▸ Aim
Only the lines from the beginning of the entries through the one with "import plotly.graph_objects as go" should be written out, please, exactly and without any pictures.

Rows from a dataset of charts and code
================

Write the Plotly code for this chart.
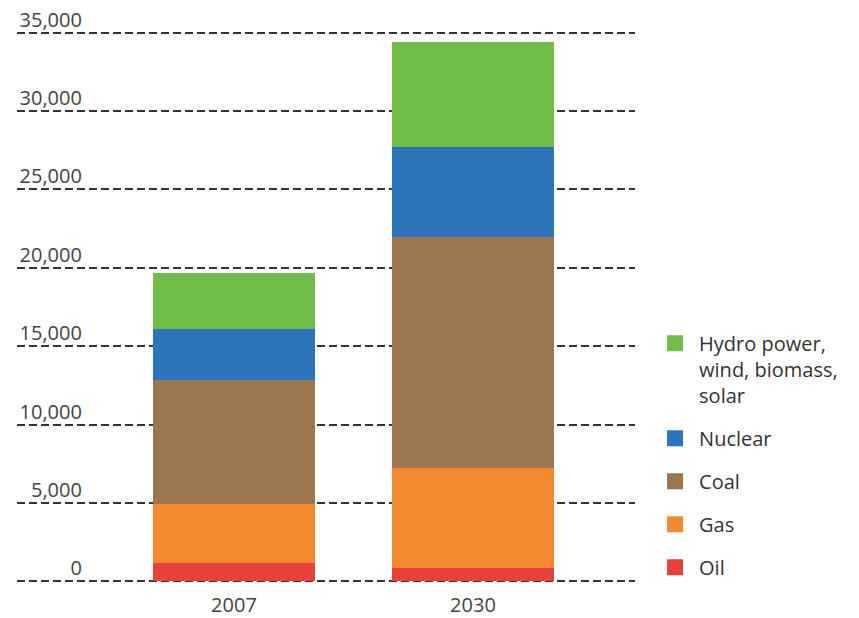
import plotly.graph_objects as go

years = ["2007", "2030"]
series_names = ["Oil", "Gas", "Coal", "Nuclear", "Hydro power,<br>wind, biomass,<br>solar"]
oil = [1170, 850]
gas = [3780, 6410]
coal = [7900, 14710]
nuclear = [3230, 5740]
renewables = [3600, 6690]
series_values = [oil, gas, coal, nuclear, renewables]
colors = ["#E6413B", "#F48A2F", "#9C7650", "#2C75BA", "#72BD4A"]
tick_vals = [0, 5000, 10000, 15000, 20000, 25000, 30000, 35000]
tick_text = ["0", "5,000", "10,000", "15,000", "20,000", "25,000", "30,000", "35,000"]

fig = go.Figure()
for name, vals, col in zip(series_names, series_values, colors):
    fig.add_trace(go.Bar(x=years, y=vals, name=name, marker=dict(color=col, line=dict(width=0)),
                         width=0.68, showlegend=False, legendgroup=name))
# legend proxies (top to bottom)
for name, col in reversed(list(zip(series_names, colors))):
    fig.add_trace(go.Scatter(x=[None], y=[None], mode="markers", name=name, legendgroup=name,
                             marker=dict(symbol="square", size=22, color=col)))

fig.update_layout(
    barmode="stack",
    width=859, height=618,
    margin=dict(l=17, r=224, t=28, b=32),
    plot_bgcolor="white", paper_bgcolor="white",
    font=dict(family="Open Sans", color="#444444", size=18),
    showlegend=True,
    legend=dict(x=1.026, y=0.47, xanchor="left", yanchor="top", traceorder="grouped",
                font=dict(size=20, color="#333333"), tracegroupgap=14, itemwidth=38,
                valign="top", bgcolor="rgba(0,0,0,0)"),
    xaxis=dict(range=[-0.908, 1.678], showgrid=False, showline=False, zeroline=False,
               ticks="", automargin=False, tickfont=dict(size=20, color="#444444"),
               ticklabelstandoff=5),
    yaxis=dict(range=[-300, 35300], tickvals=tick_vals, ticktext=tick_text,
               showgrid=True, gridcolor="#333333", gridwidth=1.5, griddash="8px,4px",
               zeroline=False, showline=False, ticks="", automargin=False,
               anchor="free", position=0.105, ticklabelshift=-13,
               tickfont=dict(size=20, color="#444444")),
)
fig.write_html("out.html")
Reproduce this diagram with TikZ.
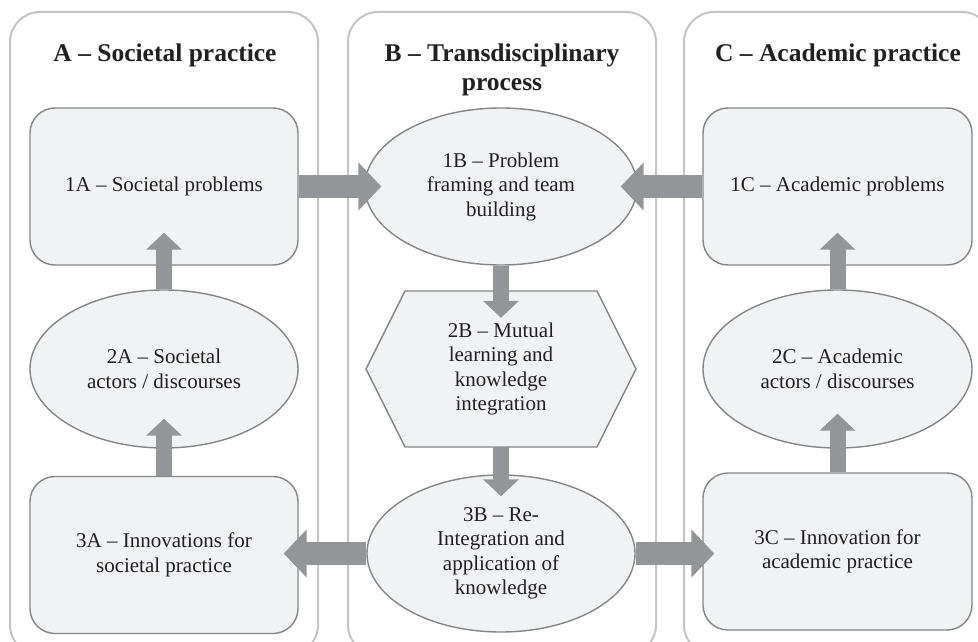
\documentclass[tikz,border=0pt]{standalone}
\usepackage{fontspec}
\setmainfont{Liberation Serif}
\usetikzlibrary{arrows.meta,shapes.geometric}
\definecolor{panelgrey}{HTML}{C4C4C4}
\definecolor{boxline}{HTML}{858585}
\definecolor{boxfill}{HTML}{F1F2F4}
\definecolor{arrowgrey}{HTML}{939598}
\definecolor{txt}{HTML}{231F20}
\begin{document}
\begin{tikzpicture}[x=1pt,y=-1pt,
  panel/.style={draw=panelgrey, line width=2pt, rounded corners=30pt, minimum width=308pt, minimum height=643pt, inner sep=0pt},
  ptitle/.style={text=txt, font=\bfseries\fontsize{25.5}{28.5}\selectfont, align=center, inner sep=0pt},
  bodytext/.style={text=txt, font=\fontsize{21}{24.5}\selectfont, align=center, inner sep=0pt},
  rbox/.style={bodytext, draw=boxline, fill=boxfill, line width=1.4pt, rounded corners=25pt, minimum width=268pt, minimum height=157pt},
  ebox/.style={bodytext, shape=ellipse, draw=boxline, fill=boxfill, line width=1.4pt, minimum width=268pt, minimum height=158pt},
  hexline/.style={draw=boxline, fill=boxfill, line width=1.4pt, line join=miter},
  varrow/.style={draw=arrowgrey, line width=16pt, -{Triangle[width=35pt,length=17pt]}},
  harrow/.style={draw=arrowgrey, line width=23pt, -{Triangle[width=47pt,length=23pt]}}
]
\useasboundingbox (0,0) rectangle (978,642);
\clip (0,0) rectangle (978,642);

% panels
\node[panel] (pA) at (164,333.5) {};
\node[panel] (pB) at (502,333.5) {};
\node[panel] (pC) at (838,333.5) {};
\node[ptitle, anchor=base] (tA) at (165,62) {A – Societal practice};
\node[ptitle, anchor=north] (tB) at (502,44) {B – Transdisciplinary\\process};
\node[ptitle, anchor=base] (tC) at (838,62) {C – Academic practice};

% column A
\node[rbox] (a1) at (164,186.5) {1A – Societal problems};
\node[ebox] (a2) at (164,369) {2A – Societal\\actors / discourses};
\node[rbox] (a3) at (164,555) {3A – Innovations for\\societal practice};

% column B
\node[ebox, minimum width=272pt, minimum height=157pt] (b1) at (501,186.5) {1B – Problem\\framing and team\\building};
\draw[hexline] (366,369) -- (405,291) -- (597,291) -- (636,369) -- (597,447) -- (405,447) -- cycle;
\node[bodytext, minimum width=268pt, minimum height=156pt] (b2) at (501,369) {2B – Mutual\\learning and\\knowledge\\integration};
\node[ebox, minimum height=157pt] (b3) at (501,553.5) {3B – Re-\\Integration and\\application of\\knowledge};

% column C
\node[rbox, minimum width=269pt] (c1) at (837.5,186.5) {1C – Academic problems};
\node[ebox, minimum width=269pt] (c2) at (837.5,369) {2C – Academic\\actors / discourses};
\node[rbox, minimum width=269pt] (c3) at (837.5,551.5) {3C – Innovation for\\academic practice};

% arrows
\draw[varrow, shorten >=-33pt] (a2.north) -- (a1.south);
\draw[varrow, shorten >=-30pt] (a3.north) -- (a2.south);
\draw[harrow, shorten >=-17pt] (a1.east) -- (a1.east -| b1.west);
\draw[harrow, shorten >=-17pt] (c1.west) -- (c1.west -| b1.east);
\draw[varrow, shorten >=-27pt] (b1.south) -- (b2.north);
\draw[varrow, shorten >=-22pt] (b2.south) -- (b3.north);
\draw[harrow, shorten >=-15pt] (b3.west) -- (b3.west -| a3.east);
\draw[harrow, shorten >=-12pt] (b3.east) -- (b3.east -| c3.west);
\draw[varrow, shorten >=-35pt] (c3.north) -- (c2.south);
\draw[varrow, shorten >=-33pt] (c2.north) -- (c1.south);
\end{tikzpicture}
\end{document}
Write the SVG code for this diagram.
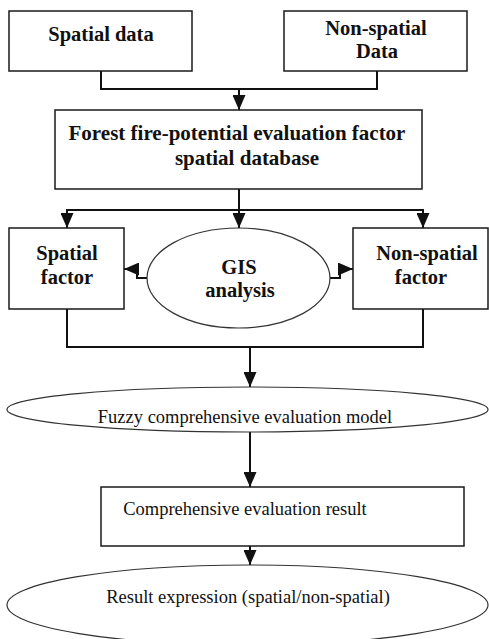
<svg xmlns="http://www.w3.org/2000/svg" width="489" height="639" viewBox="0 0 489 639">
<style>
.box{fill:#fff;stroke:#1a1a1a;stroke-width:1.5}
.ell{fill:#fff;stroke:#333;stroke-width:1.2}
text{font-family:'Liberation Serif','Times New Roman',Times,'DejaVu Serif',serif;fill:#111;text-anchor:middle}
.b{font-weight:bold;font-size:20.5px}
.bl{font-weight:bold;font-size:21px}
.r{font-size:18.5px}
.c{fill:none;stroke:#111;stroke-width:2}
</style>
<defs>
<marker id="ah" markerUnits="userSpaceOnUse" markerWidth="15" markerHeight="13" refX="15" refY="6.5" orient="auto">
<path d="M0,0 L15,6.5 L0,13 z" fill="#111"/>
</marker>
</defs>
<g id="connectors">
<path class="c" d="M101,71 V89 H377 V71"/>
<path class="c" d="M239,89 V110" marker-end="url(#ah)"/>
<path class="c" d="M239,189 V228" marker-end="url(#ah)"/>
<path class="c" d="M239,210 H67 V228" marker-end="url(#ah)"/>
<path class="c" d="M239,210 H423 V228" marker-end="url(#ah)"/>
<path class="c" d="M147,278 H137 V269 H124" marker-end="url(#ah)"/>
<path class="c" d="M330,278 H340 V269 H353" marker-end="url(#ah)"/>
<path class="c" d="M67,309 V347 H423 V309"/>
<path class="c" d="M250,347 V387" marker-end="url(#ah)"/>
<path class="c" d="M250,432 V487" marker-end="url(#ah)"/>
<path class="c" d="M250,546 V565" marker-end="url(#ah)"/>
</g>
<g id="spatial-data">
<rect class="box" x="9" y="11" width="183" height="60"/>
<text class="b" x="101" y="41">Spatial data</text>
</g>
<g id="non-spatial-data">
<rect class="box" x="284" y="11" width="183" height="60"/>
<text class="b" x="376" y="35">Non-spatial</text>
<text class="b" x="377" y="58">Data</text>
</g>
<g id="database">
<rect class="box" x="55" y="110" width="367" height="79"/>
<text class="bl" x="237" y="140">Forest fire-potential evaluation factor</text>
<text class="bl" x="247" y="165">spatial database</text>
</g>
<g id="spatial-factor">
<rect class="box" x="9" y="228" width="115" height="81"/>
<text class="b" x="67" y="260">Spatial</text>
<text class="b" x="67" y="284">factor</text>
</g>
<g id="gis-analysis">
<ellipse class="ell" cx="238.5" cy="278" rx="91.5" ry="50"/>
<text class="b" x="239" y="274">GIS</text>
<text class="b" x="240" y="297">analysis</text>
</g>
<g id="non-spatial-factor">
<rect class="box" x="353" y="228" width="135" height="81"/>
<text class="b" x="427" y="260">Non-spatial</text>
<text class="b" x="421" y="284">factor</text>
</g>
<g id="fuzzy-model">
<ellipse class="ell" cx="247.5" cy="409.5" rx="240.5" ry="22.5"/>
<text class="r" x="245" y="423">Fuzzy comprehensive evaluation model</text>
</g>
<g id="evaluation-result">
<rect class="box" x="101" y="487" width="363" height="59"/>
<text class="r" x="245" y="515">Comprehensive evaluation result</text>
</g>
<g id="result-expression">
<ellipse class="ell" cx="247.5" cy="605" rx="240.5" ry="40"/>
<text class="r" x="248" y="603">Result expression (spatial/non-spatial)</text>
</g>
</svg>
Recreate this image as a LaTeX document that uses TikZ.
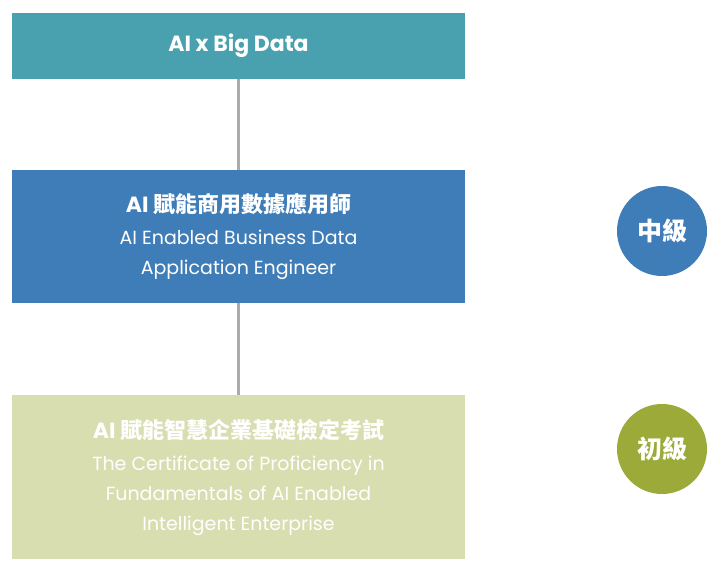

================

▸ Solution for this task
Write the Plotly code for this chart.
import plotly.graph_objects as go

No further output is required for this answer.